Princeton Power Systems (PPS) has received a $1.8 million grant from the U.S. Department of Energy to accelerate development of its inverter technology for utility-scale wind power installations.
The award is through the US Department of Energy's Oak Ridge Office Xlerator program.
The company will use the funds to continue development of its Distributed Generation TransformerTM and E-QUAD Power Flow ControlTM technologies.
The company says combining a megawatt-scale converter topology with a high-frequency nanocrystalline-core transformer and silicon switching devices will result in a unique power converter that will control the generator, condition power, and transform it to transmission-level voltages in a single package.
This coul significantly reduce the overall size and cost of the power conditioning system while increasing the conversion efficiency.
In addition, Princeton Power says its multi-port E-QUAD Power Flow ControlTM architecture can incorporate energy storage to provide grid support functions including frequency regulation, low-voltage ride-through, and giving wind farms access to full capacity credit.

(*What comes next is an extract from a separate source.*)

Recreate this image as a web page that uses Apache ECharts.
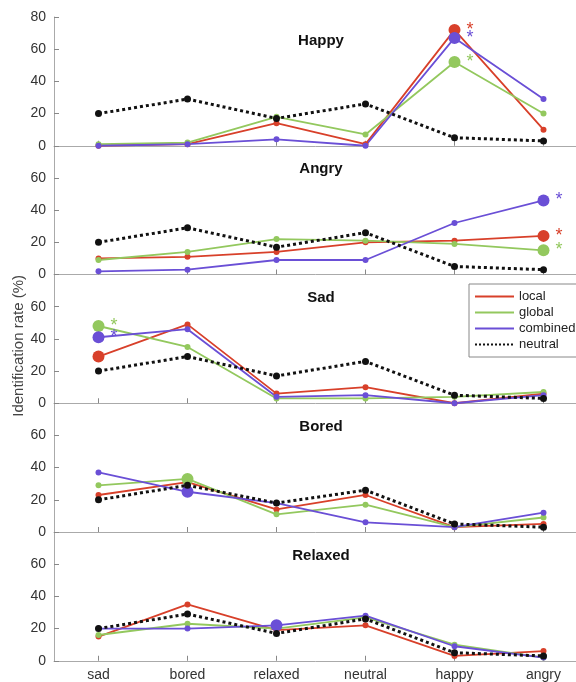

The technology is expected to reduce the cost of balance of plant components like transformers and enable new generator technologies to get to market faster.
"Development and deployment of these power conversion technologies is aimed at facilitating higher penetration rates for on and offshore windpower by removing grid integration barriers," said Darren Hammell, Executive Vice President of PPS.
While originally developed for the early-stage tidal and wave power markets, the technology can have a more near-term impact on the more established and larger windpower markets.